- _Data block_:
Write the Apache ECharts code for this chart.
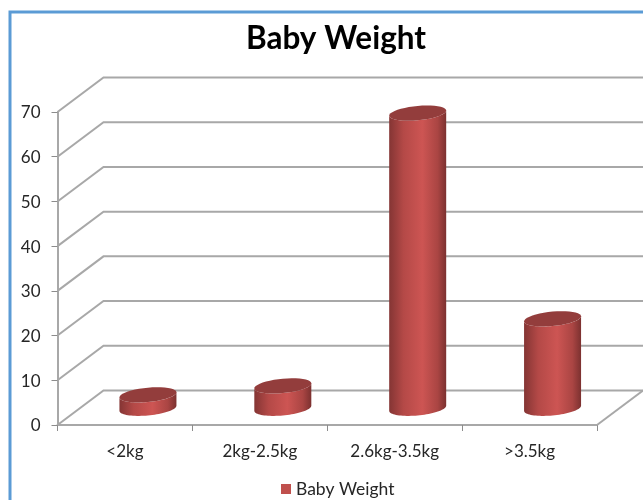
<!DOCTYPE html>
<html>
<head>
<meta charset="utf-8">
<style>html,body{margin:0;padding:0;background:#fff}#c{width:643px;height:500px}</style>
<script src="https://cdn.jsdelivr.net/npm/echarts@6/dist/echarts.min.js"></script>
</head>
<body>
<div id="c"></div>
<script>
const categories = ['<2kg', '2kg-2.5kg', '2.6kg-3.5kg', '>3.5kg'];
const values = [3, 5, 66, 20];
const yTicks = [0, 10, 20, 30, 40, 50, 60, 70];
const seriesName = 'Baby Weight';

const DX = 46, DY = -34.5, GRID = '#a8a8a8', FONT = 'Lato, "Open Sans", sans-serif';
const RX = 28.5, RY = 7.2, SHEAR = 0.09;

function arc(cx, cy, from, to) {
  const pts = [];
  for (let i = 0; i <= 40; i++) {
    const t = from + (to - from) * i / 40;
    pts.push([cx + RX * Math.cos(t), cy + RY * Math.sin(t) - SHEAR * RX * Math.cos(t)]);
  }
  return pts;
}

function renderWall(params, api) {
  const cs = params.coordSys;
  const y = api.coord([0, api.value(1)])[1];
  const left = cs.x, right = cs.x + cs.width;
  const style = { stroke: GRID, lineWidth: 2, fill: null };
  const children = [{
    type: 'polyline',
    shape: { points: [[left, y], [left + DX, y + DY], [right + DX, y + DY]] },
    style: style
  }];
  if (api.value(1) === 0) {
    children.push({
      type: 'line',
      shape: { x1: right, y1: y, x2: right + DX, y2: y + DY },
      style: style
    });
  }
  return { type: 'group', children: children };
}

function renderCylinder(params, api) {
  const base = api.coord([api.value(0), 0]);
  const top = api.coord([api.value(0), api.value(1)]);
  const cx = base[0] + DX / 2;
  const by = base[1] + DY / 2 + 0.5;
  const ty = top[1] + DY / 2 + 0.5;
  const body = arc(cx, ty, Math.PI, 0).concat(arc(cx, by, 0, Math.PI));
  return {
    type: 'group',
    children: [{
      type: 'polygon',
      shape: { points: body },
      style: {
        fill: new echarts.graphic.LinearGradient(0, 0, 1, 0, [
          { offset: 0, color: '#843534' },
          { offset: 0.25, color: '#b44947' },
          { offset: 0.58, color: '#cd5553' },
          { offset: 0.85, color: '#aa4543' },
          { offset: 1, color: '#7c3130' }
        ])
      }
    }, {
      type: 'polygon',
      shape: { points: arc(cx, ty, 0, Math.PI * 2) },
      style: { fill: '#933d3c' }
    }]
  };
}

const chart = echarts.init(document.getElementById('c'), null, { renderer: 'canvas' });
chart.setOption({
  animation: false,
  backgroundColor: '#fff',
  title: {
    text: seriesName,
    left: 331, top: 18, textAlign: 'center',
    textStyle: { fontFamily: FONT, fontWeight: 'bold', fontSize: 31.5, color: '#000' }
  },
  legend: {
    data: [seriesName],
    left: 281, top: 480,
    icon: 'rect', itemWidth: 10, itemHeight: 10, itemGap: 5, padding: 0,
    textStyle: { fontFamily: FONT, fontSize: 17.5, color: '#262626', padding: [1, 0, 0, 0] }
  },
  grid: { left: 57.5, right: 46, top: 112, bottom: 75, containLabel: false },
  graphic: [{
    type: 'polyline',
    silent: true,
    shape: { points: [[10, 505], [10, 12], [650, 12]] },
    style: { stroke: '#5b9bd5', lineWidth: 3, fill: null }
  }],
  xAxis: {
    type: 'category',
    data: categories,
    boundaryGap: true,
    axisLine: { lineStyle: { color: GRID, width: 2 } },
    axisTick: { show: true, length: 6, alignWithLabel: false, lineStyle: { color: '#8c8c8c', width: 1 } },
    axisLabel: { interval: 0, margin: 18, fontFamily: FONT, fontSize: 17, color: '#262626' },
    splitLine: { show: false }
  },
  yAxis: {
    type: 'value',
    min: 0, max: 70, interval: 10,
    axisLine: { show: true, lineStyle: { color: GRID, width: 2 } },
    axisTick: { show: true, length: 6, lineStyle: { color: '#8c8c8c', width: 1 } },
    axisLabel: { margin: 17, fontFamily: FONT, fontSize: 17, color: '#262626', verticalAlign: 'top', lineHeight: 2 },
    splitLine: { show: false }
  },
  series: [{
    name: 'walls',
    type: 'custom',
    silent: true,
    clip: false,
    z: 1,
    renderItem: renderWall,
    encode: { x: 0, y: 1 },
    data: yTicks.map(v => [0, v])
  }, {
    name: seriesName,
    type: 'custom',
    clip: false,
    z: 3,
    itemStyle: { color: '#c0504d' },
    renderItem: renderCylinder,
    encode: { x: 0, y: 1 },
    data: values.map((v, i) => [i, v])
  }]
});
</script>
</body>
</html>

- _Exercise description_: Copy out all the data exactly; skip the pictures.

- _Solved problem_:
Write the Apache ECharts code for this chart.
<!DOCTYPE html>
<html>
<head>
<meta charset="utf-8">
<style>html,body{margin:0;padding:0;background:#fff}#c{width:643px;height:500px}</style>
<script src="https://cdn.jsdelivr.net/npm/echarts@6/dist/echarts.min.js"></script>
</head>
<body>
<div id="c"></div>
<script>
const categories = ['<2kg', '2kg-2.5kg', '2.6kg-3.5kg', '>3.5kg'];
const values = [3, 5, 66, 20];
const yTicks = [0, 10, 20, 30, 40, 50, 60, 70];
const seriesName = 'Baby Weight';

const DX = 46, DY = -34.5, GRID = '#a8a8a8', FONT = 'Lato, "Open Sans", sans-serif';
const RX = 28.5, RY = 7.2, SHEAR = 0.09;

function arc(cx, cy, from, to) {
  const pts = [];
  for (let i = 0; i <= 40; i++) {
    const t = from + (to - from) * i / 40;
    pts.push([cx + RX * Math.cos(t), cy + RY * Math.sin(t) - SHEAR * RX * Math.cos(t)]);
  }
  return pts;
}

function renderWall(params, api) {
  const cs = params.coordSys;
  const y = api.coord([0, api.value(1)])[1];
  const left = cs.x, right = cs.x + cs.width;
  const style = { stroke: GRID, lineWidth: 2, fill: null };
  const children = [{
    type: 'polyline',
    shape: { points: [[left, y], [left + DX, y + DY], [right + DX, y + DY]] },
    style: style
  }];
  if (api.value(1) === 0) {
    children.push({
      type: 'line',
      shape: { x1: right, y1: y, x2: right + DX, y2: y + DY },
      style: style
    });
  }
  return { type: 'group', children: children };
}

function renderCylinder(params, api) {
  const base = api.coord([api.value(0), 0]);
  const top = api.coord([api.value(0), api.value(1)]);
  const cx = base[0] + DX / 2;
  const by = base[1] + DY / 2 + 0.5;
  const ty = top[1] + DY / 2 + 0.5;
  const body = arc(cx, ty, Math.PI, 0).concat(arc(cx, by, 0, Math.PI));
  return {
    type: 'group',
    children: [{
      type: 'polygon',
      shape: { points: body },
      style: {
        fill: new echarts.graphic.LinearGradient(0, 0, 1, 0, [
          { offset: 0, color: '#843534' },
          { offset: 0.25, color: '#b44947' },
          { offset: 0.58, color: '#cd5553' },
          { offset: 0.85, color: '#aa4543' },
          { offset: 1, color: '#7c3130' }
        ])
      }
    }, {
      type: 'polygon',
      shape: { points: arc(cx, ty, 0, Math.PI * 2) },
      style: { fill: '#933d3c' }
    }]
  };
}

const chart = echarts.init(document.getElementById('c'), null, { renderer: 'canvas' });
chart.setOption({
  animation: false,
  backgroundColor: '#fff',
  title: {
    text: seriesName,
    left: 331, top: 18, textAlign: 'center',
    textStyle: { fontFamily: FONT, fontWeight: 'bold', fontSize: 31.5, color: '#000' }
  },
  legend: {
    data: [seriesName],
    left: 281, top: 480,
    icon: 'rect', itemWidth: 10, itemHeight: 10, itemGap: 5, padding: 0,
    textStyle: { fontFamily: FONT, fontSize: 17.5, color: '#262626', padding: [1, 0, 0, 0] }
  },
  grid: { left: 57.5, right: 46, top: 112, bottom: 75, containLabel: false },
  graphic: [{
    type: 'polyline',
    silent: true,
    shape: { points: [[10, 505], [10, 12], [650, 12]] },
    style: { stroke: '#5b9bd5', lineWidth: 3, fill: null }
  }],
  xAxis: {
    type: 'category',
    data: categories,
    boundaryGap: true,
    axisLine: { lineStyle: { color: GRID, width: 2 } },
    axisTick: { show: true, length: 6, alignWithLabel: false, lineStyle: { color: '#8c8c8c', width: 1 } },
    axisLabel: { interval: 0, margin: 18, fontFamily: FONT, fontSize: 17, color: '#262626' },
    splitLine: { show: false }
  },
  yAxis: {
    type: 'value',
    min: 0, max: 70, interval: 10,
    axisLine: { show: true, lineStyle: { color: GRID, width: 2 } },
    axisTick: { show: true, length: 6, lineStyle: { color: '#8c8c8c', width: 1 } },
    axisLabel: { margin: 17, fontFamily: FONT, fontSize: 17, color: '#262626', verticalAlign: 'top', lineHeight: 2 },
    splitLine: { show: false }
  },
  series: [{
    name: 'walls',
    type: 'custom',
    silent: true,
    clip: false,
    z: 1,
    renderItem: renderWall,
    encode: { x: 0, y: 1 },
    data: yTicks.map(v => [0, v])
  }, {
    name: seriesName,
    type: 'custom',
    clip: false,
    z: 3,
    itemStyle: { color: '#c0504d' },
    renderItem: renderCylinder,
    encode: { x: 0, y: 1 },
    data: values.map((v, i) => [i, v])
  }]
});
</script>
</body>
</html>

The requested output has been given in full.